Les experts craignent que ce type d’opération de masse engendre des tensions et des divisions au sein de la population américaine. Pour de nombreuses familles, les expulsions massives pourraient signifier la séparation de proches ou la rupture de liens sociaux profondément ancrés, ce qui risque de susciter des réactions émotionnelles fortes et des appels à la compassion.
5. Recours à la force militaire : un scénario controversé
Certains proches conseillers de Trump ont évoqué la possibilité de faire appel aux forces militaires pour pallier le manque d’agents fédéraux. Cependant, cette option serait extrêmement controversée, notamment parce que l’utilisation de l’armée pour des opérations de maintien de l’ordre à l’intérieur du pays est en général limitée par des lois strictes.

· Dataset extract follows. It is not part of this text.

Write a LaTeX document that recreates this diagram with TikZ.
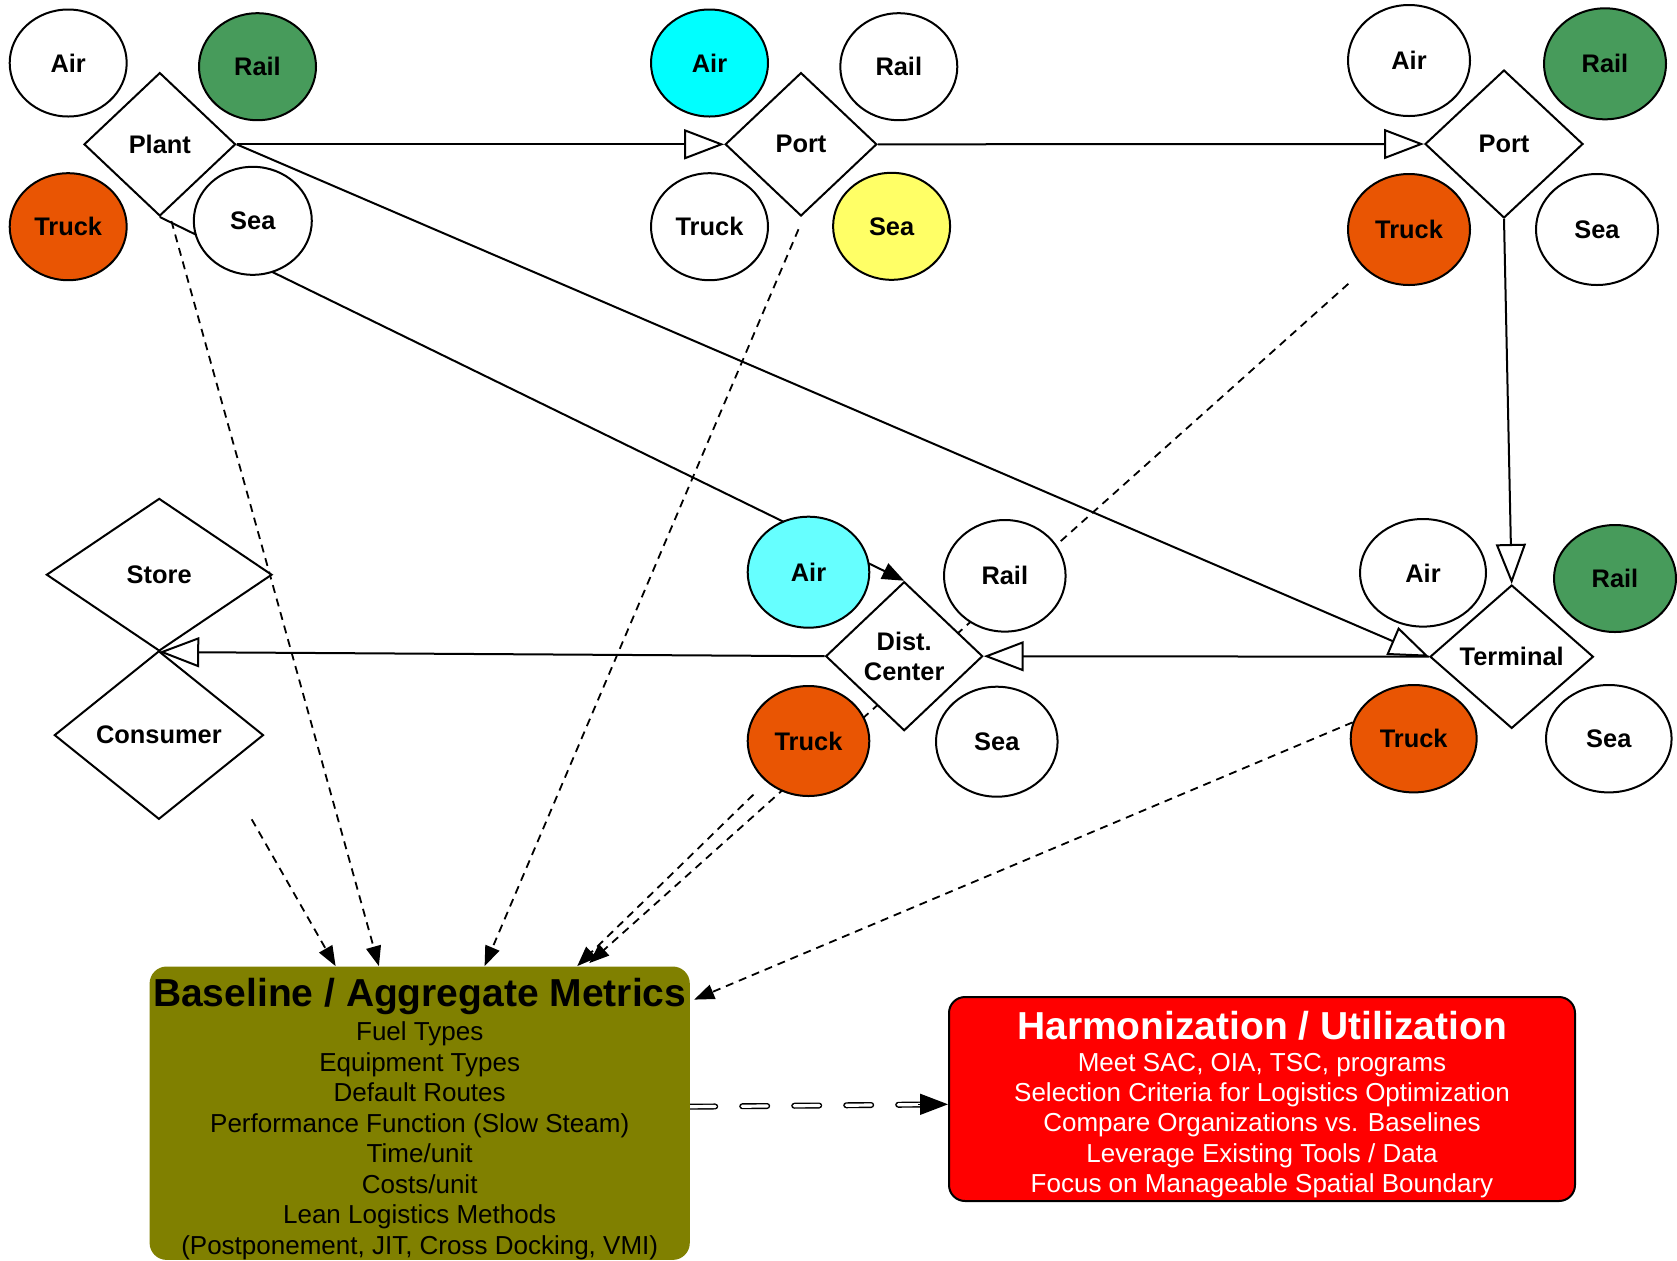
\documentclass[tikz,border=0pt]{standalone}
\usepackage{fontspec}
\setmainfont{Liberation Sans}
\usetikzlibrary{shapes.geometric, arrows.meta, calc, backgrounds}

\definecolor{railgreen}{RGB}{71,155,91}
\definecolor{truckorange}{RGB}{233,85,3}
\definecolor{aircyan}{RGB}{0,255,255}
\definecolor{airlight}{RGB}{102,255,255}
\definecolor{seayellow}{RGB}{255,255,102}
\definecolor{olivebox}{RGB}{128,128,0}
\definecolor{harmred}{RGB}{255,0,0}

\newcommand{\modefont}{\bfseries\fontsize{12.7}{15}\selectfont}
\newcommand{\boxtitlefont}{\bfseries\fontsize{19.5}{21}\selectfont}

\begin{document}
\begin{tikzpicture}[x=0.5pt, y=-0.5pt,
  mode/.style={ellipse, draw, line width=1pt, fill=white, inner sep=0pt, font=\modefont},
  sz/.style 2 args={minimum width=#1, minimum height=#2},
  hub/.style={diamond, draw, line width=1pt, fill=white, inner sep=0pt, align=center, font=\modefont},
  flow/.style={line width=1pt, -{Triangle[open, length=20pt, width=15pt]}},
  feed/.style={line width=1pt, -{Triangle[length=11pt, width=8.5pt]}},
  dep/.style={line width=0.9pt, dash pattern=on 4pt off 3pt, -{Triangle[length=10pt, width=7.5pt]}},
  hollow/.style={line width=0.7pt, double=white, double distance=1.6pt, line cap=round, dash pattern=on 12.5pt off 13.5pt},
  tipsolid/.style={line width=0.8pt, -{Triangle[length=14pt, width=10.5pt]}},
  metricsbox/.style={rectangle, rounded corners=8.5pt, fill=olivebox, draw=none, minimum width=270.1pt, minimum height=146.7pt, inner sep=0pt, align=center, font=\fontsize{13}{15.25}\selectfont},
  harmbox/.style={rectangle, rounded corners=8pt, fill=harmred, draw=black, line width=1pt, minimum width=313pt, minimum height=102pt, inner sep=0pt, align=center, text=white, font=\fontsize{13}{15.2}\selectfont}
]
\useasboundingbox (0,0) rectangle (1677,1260);

% ---- Plant group
\node[hub, sz={75.8pt}{71.7pt}] (Plant) at (159.8,144.3) {Plant};
\node[mode, sz={58.5pt}{53.5pt}] (Air1) at (68.2,63) {Air};
\node[mode, sz={58.5pt}{53.5pt}, fill=railgreen] (Rail1) at (257.5,66.7) {Rail};
\node[mode, sz={58.5pt}{53.5pt}, fill=truckorange] (Truck1) at (68.2,226.7) {Truck};
\node[mode, sz={59pt}{54pt}] (Sea1) at (252.8,220.8) {Sea};

% ---- first Port group
\node[hub, sz={75.8pt}{71.7pt}] (Port1) at (801,144.3) {Port};
\node[mode, sz={58.5pt}{53.5pt}, fill=aircyan] (Air2) at (709.5,63) {Air};
\node[mode, sz={58.5pt}{53.5pt}] (Rail2) at (898.8,66.7) {Rail};
\node[mode, sz={58.5pt}{53.5pt}] (Truck2) at (709.5,226.7) {Truck};
\node[mode, sz={58.5pt}{53.5pt}, fill=seayellow] (Sea2) at (891.6,226.3) {Sea};

% ---- second Port group
\node[hub, sz={79pt}{74pt}] (Port2) at (1504,144) {Port};
\node[mode, sz={61pt}{55.5pt}] (Air3) at (1409,60.5) {Air};
\node[mode, sz={61pt}{55.5pt}, fill=railgreen] (Rail3) at (1605,63.8) {Rail};
\node[mode, sz={61pt}{55.5pt}, fill=truckorange] (Truck3) at (1409,229.5) {Truck};
\node[mode, sz={61pt}{55.5pt}] (Sea3) at (1597,229.5) {Sea};

% ---- Store / Consumer
\node[hub, sz={112.8pt}{76.3pt}] (Store) at (159.2,574.7) {Store};
\node[hub, sz={104.6pt}{84.2pt}] (Consumer) at (158.9,735.1) {Consumer};

% ---- Dist. Center group
\node[hub, sz={78.5pt}{74.5pt}] (Dist) at (904.2,656.2) {Dist.\\Center};
\node[mode, sz={60.8pt}{55.5pt}, fill=airlight] (Air4) at (808.5,572.2) {Air};
\node[mode, sz={60.8pt}{55.8pt}] (Rail4) at (1004.8,575.8) {Rail};
\node[mode, sz={60.8pt}{55pt}, fill=truckorange] (Truck4) at (808.5,741) {Truck};
\node[mode, sz={60.8pt}{55pt}] (Sea4) at (996.8,741.7) {Sea};

% ---- Terminal group
\node[hub, sz={81.7pt}{71.7pt}] (Terminal) at (1511.7,656.7) {Terminal};
\node[mode, sz={63pt}{53.8pt}] (Air5) at (1423,572.8) {Air};
\node[mode, sz={61pt}{53.5pt}, fill=railgreen] (Rail5) at (1615,578.5) {Rail};
\node[mode, sz={63pt}{53.7pt}, fill=truckorange] (Truck5) at (1413.7,738.7) {Truck};
\node[mode, sz={62.8pt}{53.7pt}] (Sea5) at (1608.8,738.7) {Sea};

% ---- boxes
\node[metricsbox] (Metrics) at (419.7,1113.2) {{\boxtitlefont\rule{0pt}{20.2pt}Baseline / Aggregate Metrics}\\[1.75pt]
Fuel Types\\ Equipment Types\\ Default Routes\\ Performance Function (Slow Steam)\\ Time/unit\\ Costs/unit\\ Lean Logistics Methods\\ (Postponement, JIT, Cross Docking, VMI)};

\node[harmbox] (Harm) at (1262,1099) {{\boxtitlefont\rule{0pt}{19.55pt}Harmonization / Utilization}\\[0.8pt]
Meet SAC, OIA, TSC, programs\\ Selection Criteria for Logistics Optimization\\ Compare Organizations vs. Baselines\\ Leverage Existing Tools / Data\\ Focus on Manageable Spatial Boundary};

% ---- free ends
\coordinate (plantOut) at ($(Plant.south)+(11.6,4)$);
\coordinate (portOut) at ($(Port1.south)+(-2.5,12.3)$);
\coordinate (consOut) at ($(Consumer.south)+(92.8,-1)$);
\coordinate (mT1) at ($(Metrics.north west)+(186.4,0)$);
\coordinate (mT2) at ($(Metrics.north west)+(229.7,0)$);
\coordinate (mT3) at ($(Metrics.north west)+(335.4,0)$);
\coordinate (mT4) at ($(Metrics.north west)+(428,0)$);
\coordinate (mT5) at ($(Metrics.north west)+(440,-3)$);
\coordinate (mT6) at ($(Metrics.north east)+(4,33.5)$);
\coordinate (mOut) at ($(Metrics.east)+(0,-6.5)$);
\coordinate (hIn) at ($(Harm.west)+(0,5.3)$);

\begin{scope}[on background layer]
\fill[white] (0,0) rectangle (1677,1260);
% solid flows
\draw[flow] (Plant.east) -- (Port1.west);
\draw[flow] (Port1.east) -- (Port2.west);
\draw[flow] (Port2.south) -- (Terminal.north);
\draw[flow] (Plant.east) -- (Terminal.west);
\draw[flow] (Terminal.west) -- (Dist.east);
\draw[flow] (Dist.west) -- (Store.south);
\draw[feed] (Plant.south) -- (Dist.north);
% dashed feeds into metrics
\draw[dep] (consOut) -- (mT1);
\draw[dep] (plantOut) -- (mT2);
\draw[dep] (portOut) -- (mT3);
\draw[dep, shorten <=9pt] (Truck4) -- (mT4);
\draw[dep, shorten <=11pt] (Truck3) -- (mT5);
\draw[dep] (Truck5.165) -- (mT6);
% metrics to harmonization
\draw[hollow, shorten >=13pt] (mOut) -- (hIn);
\draw[tipsolid] ($(hIn)+(-30,0)$) -- (hIn);
\end{scope}
\end{tikzpicture}
\end{document}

Si Trump tentait de recourir à l’armée pour accélérer son plan d’expulsion, cela pourrait entraîner des contestations juridiques immédiates, non seulement de la part des personnes concernées mais aussi d’organisations de défense des droits civiques. En effet, une intervention militaire sur le territoire national pour ce type de mission soulève des questions légales complexes et pourrait être perçue comme une violation des principes démocratiques américains.
Une promesse de campagne qui rencontre la réalité
La promesse de Donald Trump d’organiser une expulsion massive des personnes en situation irrégulière aux États-Unis est sans doute l’une des propositions les plus audacieuses de sa campagne. Cependant, les nombreux obstacles économiques, juridiques et logistiques rendent ce projet extrêmement difficile à réaliser dans son intégralité. La question reste donc ouverte : Trump pourra-t-il réellement mettre en œuvre cette politique, ou s’agira-t-il d’une promesse électorale que la réalité empêchera de tenir ?
Les coûts élevés, les défis juridiques, le manque de ressources humaines et les considérations éthiques sont autant de facteurs qui remettent en cause la faisabilité de cette initiative. Pour le moment, cette promesse de campagne semble plus proche d’un objectif politique ambitieux que d’un projet réalisable dans le contexte actuel des États-Unis.